Sur 31 variables, 18 « signes vitaux » de la planète atteignent des records historiques, préviennent un collectif réunissant plusieurs milliers de scientifiques. Pour les chercheurs à l’origine de l’étude, il faut des actions rapides : éliminer les énergies fossiles, s’éloigner du modèle de croissance actuel comme restaurer les écosystèmes.
Sous les coups de la « surexploitation de la Terre par l’homme », les « signes vitaux » de la planète s’affaiblissent, alertent des scientifiques. Dans une étude publiée le 28 juillet dans la revue Biosciences, ils s’inquiètent de l’imminence de certains « points de bascule » climatiques.
Un échec systématique
Il y a deux ans, ces près de 13 000 scientifiques de 153 pays, lançaient un appel pour « déclarer une urgence climatique mondiale » en même temps qu’ils faisaient un premier état des lieux. Depuis ? Rien ne s’est passé du côté des gouvernements, dénoncent-ils. Les chercheurs estiment qu’ils ont, de manière systématique, échoué à s’attaquer aux causes du changement climatique. Quand bien même « 1 990 juridictions dans 34 pays ont désormais reconnu ou déclaré l’urgence climatique », reconnaissent-ils.
Nous vous conseillons aussi cette interview du climatologue Christophe Cassou, directeur de recherche au CNRS : Catastrophes climatiques : « Nous entamons un voyage sans retour »
À moins de 100 jours de la conférence mondiale pour le climat (COP 26) qui se tiendra du 1er au 12 novembre à Glasgow, en Écosse, ce groupe de scientifiques refait le point. « Nous avons étudié les changements récents dans les signes vitaux de la planète depuis notre dernière publication : sur les 31 variables que nous suivons, 18 sont à des niveaux records », écrivent-ils.
Parmi ceux-là : la forêt amazonienne, l’épaisseur des glaciers, les émissions de gaz à effet de serre, ou l’acidité des océans. « Il existe des preuves croissantes que nous approchons, ou avons déjà franchi, des points de bascule dans des parties critiques du système planétaire, notamment les calottes glaciaires de l’Antarctique occidental et du Groenland, les récifs coralliens d’eau chaude, et la forêt amazonienne », constatent-ils.
De la forêt amazonienne à la banquise arctique
Dans le détail : un point de bascule pourrait avoir été franchi au sein de la forêt amazonienne, qui sous l’effet des incendies, de la sécheresse et de la déforestation illégale est devenue une source d’émissions de carbone plutôt qu’un puits, note ainsi l’étude. « Le taux de perte annuelle de la forêt amazonienne brésilienne a augmenté en 2019 et 2020, atteignant le pic de 1,11 million d’hectares détruits, du jamais vu depuis 12 ans », détaillent les chercheurs.

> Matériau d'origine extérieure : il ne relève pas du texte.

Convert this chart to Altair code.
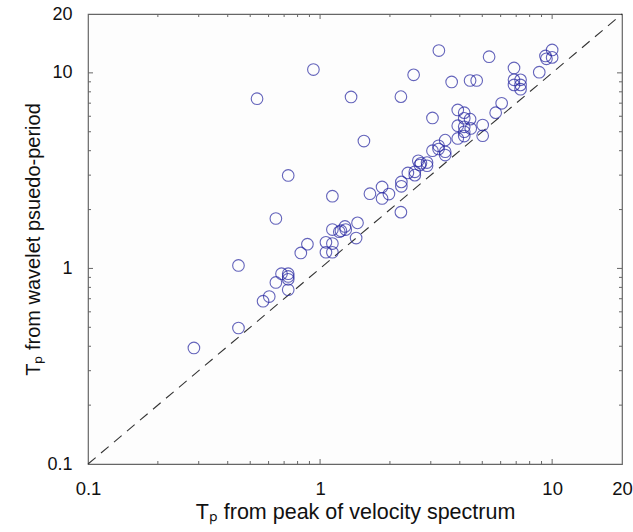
import altair as alt
import pandas as pd

# Tp from peak of velocity spectrum (x) vs Tp from wavelet pseudo-period (y)
x_vals = [0.936, 0.535, 1.36, 1.545, 0.729, 1.13, 0.645, 1.13, 1.23, 1.28,
          1.29, 1.45, 1.21, 1.43, 0.882, 0.826, 1.06, 1.13, 1.06, 1.13,
          0.445, 0.682, 0.729, 0.729, 0.729, 0.645, 0.729, 0.604, 0.568, 0.445,
          0.286, 3.25, 5.35, 10.0, 9.36, 10.0, 9.45, 6.85, 8.8, 2.53,
          3.69, 4.43, 4.73, 6.85, 7.31, 6.85, 7.31, 7.31, 2.23, 3.05,
          6.06, 5.71, 3.92, 4.18, 4.18, 4.43, 3.92, 4.18, 4.46, 4.18,
          5.02, 5.02, 3.92, 4.18, 3.46, 3.24, 3.24, 3.05, 3.46, 3.46,
          2.65, 2.72, 2.69, 2.89, 2.89, 2.56, 2.39, 2.56, 2.24, 2.24,
          1.85, 1.98, 1.85, 1.64, 2.23]
y_vals = [10.4, 7.38, 7.53, 4.48, 2.99, 2.34, 1.80, 1.58, 1.56, 1.64,
          1.58, 1.71, 1.54, 1.43, 1.33, 1.20, 1.36, 1.34, 1.21, 1.21,
          1.036, 0.94, 0.94, 0.91, 0.88, 0.848, 0.778, 0.718, 0.68, 0.496,
          0.392, 13.0, 12.1, 13.1, 12.2, 12.0, 11.8, 10.6, 10.08, 9.77,
          8.99, 9.14, 9.14, 9.21, 9.21, 8.68, 8.68, 8.25, 7.56, 5.88,
          6.99, 6.26, 6.46, 6.26, 5.86, 5.8, 5.37, 5.3, 5.2, 5.0,
          5.41, 4.77, 4.62, 4.75, 4.53, 4.24, 4.08, 4.0, 3.95, 3.8,
          3.55, 3.45, 3.38, 3.35, 3.48, 3.12, 3.08, 3.0, 2.77, 2.63,
          2.61, 2.40, 2.28, 2.41, 1.94]

line_ends = [0.1, 20]
label_values = [0.1, 1, 10, 20]
major_ticks = [1, 10]
minor_ticks = [0.2, 0.3, 0.4, 0.5, 0.6, 0.7, 0.8, 0.9,
               2, 3, 4, 5, 6, 7, 8, 9]

W, H = 534, 450
FONT = "Liberation Sans"
FRAME = "#666666"

pts = pd.DataFrame({"x": x_vals, "y": y_vals})
diag = pd.DataFrame({"x": line_ends, "y": line_ends})
majors = pd.DataFrame({"v": major_ticks})
minors = pd.DataFrame({"v": minor_ticks})

xscale = alt.Scale(type="log", domain=[0.1, 20], nice=False)
yscale = alt.Scale(type="log", domain=[0.1, 20], nice=False)

xaxis = alt.Axis(values=label_values, format="~g", ticks=False, grid=False,
                 domain=False, labelFontSize=18.5, labelFont=FONT, labelColor="#111",
                 labelPadding=15, labelFlush=False,
                 title="Tₚ from peak of velocity spectrum", titleFont=FONT,
                 titleFontSize=21.5, titleFontWeight="normal", titleColor="#111",
                 titlePadding=4)
yaxis = alt.Axis(values=label_values, format="~g", ticks=False, grid=False,
                 domain=False, labelFontSize=18, labelFont=FONT, labelColor="#111",
                 labelPadding=16, labelFlush=False,
                 title="Tₚ from wavelet psuedo-period", titleFont=FONT,
                 titleFontSize=20, titleFontWeight="normal", titleColor="#111",
                 titlePadding=3)

points = alt.Chart(pts).mark_point(shape="circle", filled=False, size=135,
                                   strokeWidth=1.1, color="#2424a0").encode(
    x=alt.X("x:Q", scale=xscale, axis=xaxis),
    y=alt.Y("y:Q", scale=yscale, axis=yaxis),
)

line = alt.Chart(diag).mark_line(color="#333333", strokeWidth=1.1,
                                 strokeDash=[10, 7]).encode(
    x=alt.X("x:Q", scale=xscale),
    y=alt.Y("y:Q", scale=yscale),
)


def tick_layers(df, L):
    base = alt.Chart(df).mark_rule(color=FRAME, strokeWidth=1)
    bottom = base.encode(x=alt.X("v:Q", scale=xscale), y=alt.value(H), y2=alt.value(H - L))
    top = base.encode(x=alt.X("v:Q", scale=xscale), y=alt.value(0), y2=alt.value(L))
    left = base.encode(y=alt.Y("v:Q", scale=yscale), x=alt.value(0), x2=alt.value(L))
    right = base.encode(y=alt.Y("v:Q", scale=yscale), x=alt.value(W), x2=alt.value(W - L))
    return [bottom, top, left, right]


chart = alt.layer(
    *tick_layers(majors, 5), *tick_layers(minors, 3), line, points
).properties(
    width=W, height=H,
    padding={"left": 88, "top": 14, "right": 11, "bottom": 68},
    autosize=alt.AutoSizeParams(type="none"),
    background="white",
).configure_view(
    stroke=FRAME, strokeWidth=1.2, fill="#fdfdfd"
)

chart.save("out.html", embed_options={"renderer": "svg", "actions": False})
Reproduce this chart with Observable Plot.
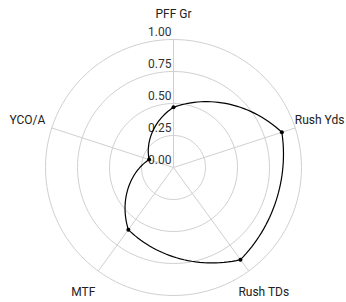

Sur la banquise arctique, l’effet du changement climatique est plus visible qu’ailleurs. En 2020, la banquise minimale estivale de l’Arctique a atteint son deuxième niveau le plus bas en termes de surface. L’épaisseur des glaciers a également établi un nouveau record. « Les glaciers fondent beaucoup plus vite qu’on ne le croyait auparavant ; ils perdent 31 % plus de neige et de glace par an qu’il y a à peine 15 ans », écrivent les scientifiques.
4 milliards d'animaux pour l'alimentation
En matière d’alimentation, les chercheurs soulignent que pour la première fois la masse du bétail, avec quatre milliards d’animaux, dépasse, désormais, celle des humains et des animaux sauvages combinés. « La production de viande par habitant a baissé de 5,7 % entre 2018 et 2020, mais ce n’est dû qu’à l’émergence de la fièvre de la peste porcine africaine qui a réduit la production de porc en Chine. Dans le futur, une baisse de la consommation de viande ne se produira pas sans passer à une alimentation basée sur les plantes », pointent-ils encore.
Les océans, eux, se réchauffent et le niveau de la mer se fixe à des nouveaux records. « Pour les récifs coralliens, menacés par l’acidité des océans, et dont dépendent un demi-milliard de personnes, l’atteinte d’un point de non-retour est également possible », soulignent-ils.
S'attaquer à la source
Les auteurs réclament des actions rapides et radicales dans plusieurs domaines : éliminer les énergies fossiles, réduire la pollution, restaurer les écosystèmes, opter pour des régimes alimentaires basés sur les plantes, s’éloigner du modèle de croissance actuel et stabiliser la population mondiale.
« Nous devons arrêter de traiter l’urgence climatique comme un problème indépendant, le réchauffement n’est pas le seul problème de notre système Terre sous pression », a insisté William Ripple, de l’université d’État de l’Oregon. Selon lui, « les politiques pour combattre la crise climatique ou tout autre symptôme devraient s’attaquer à la source : la surexploitation de la planète par les humains ».